[Raw data]

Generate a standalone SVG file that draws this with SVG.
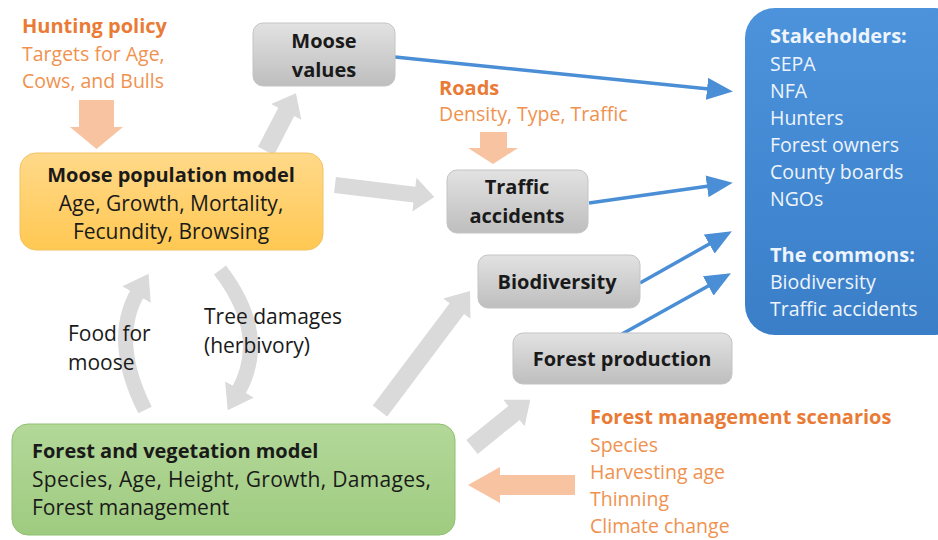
<svg xmlns="http://www.w3.org/2000/svg" width="938" height="540" viewBox="0 0 938 540">
<defs>
<linearGradient id="gGray" x1="0" y1="0" x2="0" y2="1"><stop offset="0" stop-color="#E2E2E2"/><stop offset="1" stop-color="#BEBEBE"/></linearGradient>
<linearGradient id="gYel" x1="0" y1="0" x2="0" y2="1"><stop offset="0" stop-color="#FFD98A"/><stop offset="1" stop-color="#FFC852"/></linearGradient>
<linearGradient id="gGrn" x1="0" y1="0" x2="0" y2="1"><stop offset="0" stop-color="#B3D899"/><stop offset="1" stop-color="#9FCB80"/></linearGradient>
<linearGradient id="gBlu" x1="0" y1="0" x2="0" y2="1"><stop offset="0" stop-color="#4C93DC"/><stop offset="1" stop-color="#3A7EC8"/></linearGradient>
<marker id="blueHead" markerUnits="userSpaceOnUse" markerWidth="26" markerHeight="22" refX="2" refY="11" orient="auto"><path d="M0,0 L26,11 L0,22 Z" fill="#4A8ED6"/></marker>
<marker id="grayHead" markerUnits="strokeWidth" markerWidth="3" markerHeight="3" refX="0.2" refY="1.1" orient="auto"><path d="M0,0 L1.6,1.1 L0,2.2 Z" fill="#DADADA"/></marker>
<style>
text{font-family:"Open Sans",Lato,"Liberation Sans",sans-serif;}
.t{font-size:21px;fill:#1a1a1a;}
.tb{font-size:20px;font-weight:bold;fill:#1a1a1a;}
.c{text-anchor:middle;}
.o{font-size:19.5px;fill:#F0924F;}
.ob{font-size:20px;font-weight:bold;fill:#E97B36;}
.w{font-size:19.5px;fill:#EEF4FB;}
.wb{font-size:20px;font-weight:bold;fill:#EEF4FB;}
.box{fill:url(#gGray);stroke:#C4C4C4;stroke-width:1;}
.fat{fill:#DADADA;}
.peach{fill:#F8C3A0;}
.blue{stroke:#4A8ED6;stroke-width:3.5;fill:none;marker-end:url(#blueHead);}
.curve{stroke:#DADADA;stroke-width:15;fill:none;marker-end:url(#grayHead);}
</style>
</defs>

<g id="connectors">
<path class="fat" transform="translate(266,151) rotate(-62.6)" d="M0,-9 L44,-9 L44,-17 L65,0 L44,17 L44,9 L0,9 Z"/>
<path class="fat" transform="translate(335,185) rotate(6.9)" d="M0,-8 L80,-8 L80,-17 L100,0 L80,17 L80,8 L0,8 Z"/>
<path class="fat" transform="translate(380,411) rotate(-53.1)" d="M0,-9 L128,-9 L128,-17 L150,0 L128,17 L128,9 L0,9 Z"/>
<path class="fat" transform="translate(472,447) rotate(-39)" d="M0,-9 L54,-9 L54,-17 L75,0 L54,17 L54,9 L0,9 Z"/>
<path class="curve" d="M145,410 Q110,340 138,292"/>
<path class="curve" d="M220,270 Q270,335 238,392"/>
<path class="peach" d="M79,100 L114,100 L114,127 L123,127 L96.5,149 L70,127 L79,127 Z"/>
<path class="peach" d="M480,132 L507,132 L507,148 L518,148 L493,164 L468,148 L480,148 Z"/>
<path class="peach" d="M575,475 L500,475 L500,467 L468,485 L500,503 L500,495 L575,495 Z"/>
<path class="blue" d="M395,57 L709,89"/>
<path class="blue" d="M589,203 L709,186"/>
<path class="blue" d="M640,283 L711,243"/>
<path class="blue" d="M622,334 L710,285"/>
</g>

<g id="hunting-policy">
<text class="ob" x="22" y="33">Hunting policy</text>
<text class="o" x="22" y="61">Targets for Age,</text>
<text class="o" x="22" y="88">Cows, and Bulls</text>
</g>

<g id="moose-values">
<rect class="box" x="253" y="23" width="142" height="63" rx="10"/>
<text class="tb c" x="324" y="48">Moose</text>
<text class="tb c" x="324" y="77">values</text>
</g>

<g id="moose-population-model">
<rect x="20" y="153" width="303" height="97" rx="16" fill="url(#gYel)" stroke="#F2C262" stroke-width="1"/>
<text class="tb c" x="171" y="182">Moose population model</text>
<text class="t c" x="171" y="211">Age, Growth, Mortality,</text>
<text class="t c" x="171" y="239">Fecundity, Browsing</text>
</g>

<g id="roads">
<text class="ob" x="439" y="95">Roads</text>
<text class="o" x="439" y="121">Density, Type, Traffic</text>
</g>

<g id="traffic-accidents">
<rect class="box" x="447" y="170" width="141" height="63" rx="10"/>
<text class="tb c" x="517" y="194">Traffic</text>
<text class="tb c" x="517" y="223">accidents</text>
</g>

<g id="biodiversity">
<rect class="box" x="478" y="255" width="162" height="53" rx="10"/>
<text class="tb c" x="557" y="289">Biodiversity</text>
</g>

<g id="forest-production">
<rect class="box" x="513" y="333" width="219" height="51" rx="10"/>
<text class="tb c" x="622" y="366">Forest production</text>
</g>

<g id="stakeholders">
<rect x="745" y="8" width="220" height="327" rx="30" fill="url(#gBlu)"/>
<text class="wb" x="770" y="43">Stakeholders:</text>
<text class="w" x="770" y="71">SEPA</text>
<text class="w" x="770" y="98">NFA</text>
<text class="w" x="770" y="125">Hunters</text>
<text class="w" x="770" y="152">Forest owners</text>
<text class="w" x="770" y="179">County boards</text>
<text class="w" x="770" y="206">NGOs</text>
<text class="wb" x="770" y="262">The commons:</text>
<text class="w" x="770" y="289">Biodiversity</text>
<text class="w" x="770" y="316">Traffic accidents</text>
</g>

<g id="labels">
<text class="t" x="68" y="341">Food for</text>
<text class="t" x="68" y="370">moose</text>
<text class="t" x="204" y="324">Tree damages</text>
<text class="t" x="204" y="353">(herbivory)</text>
</g>

<g id="forest-vegetation-model">
<rect x="12" y="424" width="443" height="111" rx="16" fill="url(#gGrn)" stroke="#8FBF70" stroke-width="1"/>
<text class="tb" x="32" y="458">Forest and vegetation model</text>
<text class="t" x="32" y="487" textLength="399" lengthAdjust="spacing">Species, Age, Height, Growth, Damages,</text>
<text class="t" x="32" y="515">Forest management</text>
</g>

<g id="forest-management-scenarios">
<text class="ob" x="590" y="424">Forest management scenarios</text>
<text class="o" x="590" y="452">Species</text>
<text class="o" x="590" y="479">Harvesting age</text>
<text class="o" x="590" y="506">Thinning</text>
<text class="o" x="590" y="533">Climate change</text>
</g>
</svg>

[Required task]
Without including any pictures, reproduce the listing exactly.

[Exercise result]
Generate a standalone SVG file that draws this with SVG.
<svg xmlns="http://www.w3.org/2000/svg" width="938" height="540" viewBox="0 0 938 540">
<defs>
<linearGradient id="gGray" x1="0" y1="0" x2="0" y2="1"><stop offset="0" stop-color="#E2E2E2"/><stop offset="1" stop-color="#BEBEBE"/></linearGradient>
<linearGradient id="gYel" x1="0" y1="0" x2="0" y2="1"><stop offset="0" stop-color="#FFD98A"/><stop offset="1" stop-color="#FFC852"/></linearGradient>
<linearGradient id="gGrn" x1="0" y1="0" x2="0" y2="1"><stop offset="0" stop-color="#B3D899"/><stop offset="1" stop-color="#9FCB80"/></linearGradient>
<linearGradient id="gBlu" x1="0" y1="0" x2="0" y2="1"><stop offset="0" stop-color="#4C93DC"/><stop offset="1" stop-color="#3A7EC8"/></linearGradient>
<marker id="blueHead" markerUnits="userSpaceOnUse" markerWidth="26" markerHeight="22" refX="2" refY="11" orient="auto"><path d="M0,0 L26,11 L0,22 Z" fill="#4A8ED6"/></marker>
<marker id="grayHead" markerUnits="strokeWidth" markerWidth="3" markerHeight="3" refX="0.2" refY="1.1" orient="auto"><path d="M0,0 L1.6,1.1 L0,2.2 Z" fill="#DADADA"/></marker>
<style>
text{font-family:"Open Sans",Lato,"Liberation Sans",sans-serif;}
.t{font-size:21px;fill:#1a1a1a;}
.tb{font-size:20px;font-weight:bold;fill:#1a1a1a;}
.c{text-anchor:middle;}
.o{font-size:19.5px;fill:#F0924F;}
.ob{font-size:20px;font-weight:bold;fill:#E97B36;}
.w{font-size:19.5px;fill:#EEF4FB;}
.wb{font-size:20px;font-weight:bold;fill:#EEF4FB;}
.box{fill:url(#gGray);stroke:#C4C4C4;stroke-width:1;}
.fat{fill:#DADADA;}
.peach{fill:#F8C3A0;}
.blue{stroke:#4A8ED6;stroke-width:3.5;fill:none;marker-end:url(#blueHead);}
.curve{stroke:#DADADA;stroke-width:15;fill:none;marker-end:url(#grayHead);}
</style>
</defs>

<g id="connectors">
<path class="fat" transform="translate(266,151) rotate(-62.6)" d="M0,-9 L44,-9 L44,-17 L65,0 L44,17 L44,9 L0,9 Z"/>
<path class="fat" transform="translate(335,185) rotate(6.9)" d="M0,-8 L80,-8 L80,-17 L100,0 L80,17 L80,8 L0,8 Z"/>
<path class="fat" transform="translate(380,411) rotate(-53.1)" d="M0,-9 L128,-9 L128,-17 L150,0 L128,17 L128,9 L0,9 Z"/>
<path class="fat" transform="translate(472,447) rotate(-39)" d="M0,-9 L54,-9 L54,-17 L75,0 L54,17 L54,9 L0,9 Z"/>
<path class="curve" d="M145,410 Q110,340 138,292"/>
<path class="curve" d="M220,270 Q270,335 238,392"/>
<path class="peach" d="M79,100 L114,100 L114,127 L123,127 L96.5,149 L70,127 L79,127 Z"/>
<path class="peach" d="M480,132 L507,132 L507,148 L518,148 L493,164 L468,148 L480,148 Z"/>
<path class="peach" d="M575,475 L500,475 L500,467 L468,485 L500,503 L500,495 L575,495 Z"/>
<path class="blue" d="M395,57 L709,89"/>
<path class="blue" d="M589,203 L709,186"/>
<path class="blue" d="M640,283 L711,243"/>
<path class="blue" d="M622,334 L710,285"/>
</g>

<g id="hunting-policy">
<text class="ob" x="22" y="33">Hunting policy</text>
<text class="o" x="22" y="61">Targets for Age,</text>
<text class="o" x="22" y="88">Cows, and Bulls</text>
</g>

<g id="moose-values">
<rect class="box" x="253" y="23" width="142" height="63" rx="10"/>
<text class="tb c" x="324" y="48">Moose</text>
<text class="tb c" x="324" y="77">values</text>
</g>

<g id="moose-population-model">
<rect x="20" y="153" width="303" height="97" rx="16" fill="url(#gYel)" stroke="#F2C262" stroke-width="1"/>
<text class="tb c" x="171" y="182">Moose population model</text>
<text class="t c" x="171" y="211">Age, Growth, Mortality,</text>
<text class="t c" x="171" y="239">Fecundity, Browsing</text>
</g>

<g id="roads">
<text class="ob" x="439" y="95">Roads</text>
<text class="o" x="439" y="121">Density, Type, Traffic</text>
</g>

<g id="traffic-accidents">
<rect class="box" x="447" y="170" width="141" height="63" rx="10"/>
<text class="tb c" x="517" y="194">Traffic</text>
<text class="tb c" x="517" y="223">accidents</text>
</g>

<g id="biodiversity">
<rect class="box" x="478" y="255" width="162" height="53" rx="10"/>
<text class="tb c" x="557" y="289">Biodiversity</text>
</g>

<g id="forest-production">
<rect class="box" x="513" y="333" width="219" height="51" rx="10"/>
<text class="tb c" x="622" y="366">Forest production</text>
</g>

<g id="stakeholders">
<rect x="745" y="8" width="220" height="327" rx="30" fill="url(#gBlu)"/>
<text class="wb" x="770" y="43">Stakeholders:</text>
<text class="w" x="770" y="71">SEPA</text>
<text class="w" x="770" y="98">NFA</text>
<text class="w" x="770" y="125">Hunters</text>
<text class="w" x="770" y="152">Forest owners</text>
<text class="w" x="770" y="179">County boards</text>
<text class="w" x="770" y="206">NGOs</text>
<text class="wb" x="770" y="262">The commons:</text>
<text class="w" x="770" y="289">Biodiversity</text>
<text class="w" x="770" y="316">Traffic accidents</text>
</g>

<g id="labels">
<text class="t" x="68" y="341">Food for</text>
<text class="t" x="68" y="370">moose</text>
<text class="t" x="204" y="324">Tree damages</text>
<text class="t" x="204" y="353">(herbivory)</text>
</g>

<g id="forest-vegetation-model">
<rect x="12" y="424" width="443" height="111" rx="16" fill="url(#gGrn)" stroke="#8FBF70" stroke-width="1"/>
<text class="tb" x="32" y="458">Forest and vegetation model</text>
<text class="t" x="32" y="487" textLength="399" lengthAdjust="spacing">Species, Age, Height, Growth, Damages,</text>
<text class="t" x="32" y="515">Forest management</text>
</g>

<g id="forest-management-scenarios">
<text class="ob" x="590" y="424">Forest management scenarios</text>
<text class="o" x="590" y="452">Species</text>
<text class="o" x="590" y="479">Harvesting age</text>
<text class="o" x="590" y="506">Thinning</text>
<text class="o" x="590" y="533">Climate change</text>
</g>
</svg>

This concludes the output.